I am not sure why I am stressed but I am.
Jacob finishes kindergarten in the middle of June and I am not sure who is going to watch him yet. R's mom normally watches him two days in a row but this year she is really pushing me to allow her to watch him on a Thursday and Friday so that if it is R's weekend they will have him four days in a row. I DO NOT WANT THAT! I cannot imagine being without Jacob for four days in a row. I would just love it if she stopped pushing the issue.
This year has been a struggle for Jacob in regards to kindergarten. He struggles when he is supposed to follow directions, listen to the teacher, raise his hand, and anything else that requires attention. I am looking into changing his diet to help with what seems to be some symptoms of ADD. (Side note: He has not been diagnosed as ADD but ADD does run in my family.) I just don't want Jacob to struggle in school. I am willing to try anything.
In a previous post I informed you that I have been accepted to Northern Illinois University.
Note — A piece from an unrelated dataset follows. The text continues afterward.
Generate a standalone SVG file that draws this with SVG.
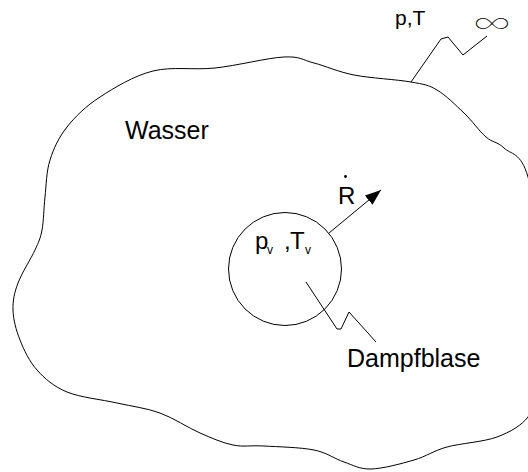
<svg xmlns="http://www.w3.org/2000/svg" width="528" height="472" viewBox="0 0 528 472">
  <style>
    .ln { fill: none; stroke: #000; stroke-width: 1; }
    .t { font-family: "Liberation Sans", Arial, sans-serif; fill: #000; }
    .inf { font-family: Inter, "DejaVu Sans", sans-serif; font-weight: 100; fill: #000; }
  </style>
  <defs>
    <marker id="ah" markerUnits="userSpaceOnUse" markerWidth="16" markerHeight="12" refX="16" refY="6" orient="auto">
      <path d="M0,0 L16,6 L0,12 z" fill="#000"/>
    </marker>
  </defs>
  <rect width="528" height="472" fill="#fff"/>

  <g id="water">
    <path class="ln" d="M153,71 C172.2,66.2 193.2,70.3 215,68 C236.8,65.7 267.5,57.8 284,57 C300.5,56.2 302.3,60 314,63 C325.7,66 337.8,71.8 354,75 C370.2,78.2 397.2,79.5 411,82 C424.8,84.5 428.2,84.8 437,90 C445.8,95.2 455.8,105.2 464,113 C472.2,120.8 479.3,131.2 486,137 C492.7,142.8 497,141.3 504,148 C511,154.7 520.7,151.7 528,177 C535.3,202.3 548,260 548,300 C548,340 534,409 528,417 C522,425 510.5,432 497,437 C483.5,442 460.8,443.2 447,447 C433.2,450.8 426.7,456.3 414,460 C401.3,463.7 382.7,468.7 371,469 C359.3,469.3 353.5,465.2 344,462 C334.5,458.8 327.3,452.7 314,450 C300.7,447.3 277.5,446.8 264,446 C250.5,445.2 243.7,447.2 233,445 C222.3,442.8 212.2,438.3 200,433 C187.8,427.7 173.8,418 160,413 C146.2,408 132.5,406.5 117,403 C101.5,399.5 80.3,397.5 67,392 C53.7,386.5 44.8,378.7 37,370 C29.2,361.3 24,350 20,340 C16,330 13.3,319.5 13,310 C12.7,300.5 14.3,293 18,283 C21.7,273 31,258.8 35,250 C39,241.2 40.3,238.8 42,230 C43.7,221.2 43.7,208.7 45,197 C46.3,185.3 46.3,171.7 50,160 C53.7,148.3 58.7,137.5 67,127 C75.3,116.5 85.7,106.3 100,97 C114.3,87.7 133.8,75.8 153,71 Z"/>
    <text class="t" x="125" y="139" font-size="25">Wasser</text>
  </g>

  <g id="ambient">
    <text class="t" x="395" y="25" font-size="21">p,T</text>
    <text class="inf" x="0" y="0" font-size="32" text-anchor="middle" transform="translate(492,34) scale(1.33,1.05)">∞</text>
  </g>

  <g id="bubble">
    <circle class="ln" cx="285" cy="269" r="56.5"/>
    <text class="t" font-size="24"><tspan x="255" y="249">p</tspan><tspan x="267" y="254" font-size="12">v</tspan><tspan x="284" y="249">,</tspan><tspan x="290" y="249">T</tspan><tspan x="305" y="254" font-size="12">v</tspan></text>
  </g>

  <g id="rate">
    <text class="t" x="338" y="204" font-size="24">R</text>
    <circle cx="345.5" cy="176.5" r="1.4" fill="#000"/>
  </g>

  <g id="label">
    <text class="t" x="347" y="367" font-size="25">Dampfblase</text>
  </g>

  <g id="connectors">
    <line class="ln" x1="329" y1="233" x2="381" y2="190" marker-end="url(#ah)"/>
    <polyline class="ln" points="411,82 441,39 448,37 463,55 487,36"/>
    <polyline class="ln" points="306,282 337,329 341,329 349,312 376,342"/>
  </g>
</svg>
I have been going to college for 10 years on and off. Oh yes ... 10 years!! God is really pushing me to go back to school and finish it. He is trying to get me to take a leap of faith. Maybe trying isn't the right word since I did apply, I did confirm my acceptance, I did apply for financial aid, and I am scheduling an appointment to meet with an adviser. This whole thing is still so surreal. I am not sure how it is all going to work out but I will be quitting my job and possibly working part time if necessary. I know God will take care of the details but I am terrified. I am not good with change and this is a HUGE change.
I guess stressed really is the correct word for how I am feeling. I don't really know why but when I get stressed out I think of all the bad things that can happen (Yes this is the devil talking I know that). But still it makes me wonder ... Will I be so broke? How will I afford Christmas presents? Should I learn to knit or crochet or sew to make Christmas presents? (hahaha I am not crafty at all) Crazy thoughts I know. The one amazing thing I am looking for is .... Spending more time with Jacob. I am hoping this will make me more like a SAHM. I am hoping to only attend classes while he is in school. The commute to school will be about 45 minutes. Jacob's school starts at 9 a.m. and finishes at 3:30 p.m. Plenty of time!
Sorry if this was super duper boring. I felt like I had to get it all out. Hopefully everyone enjoyed their Tuesday.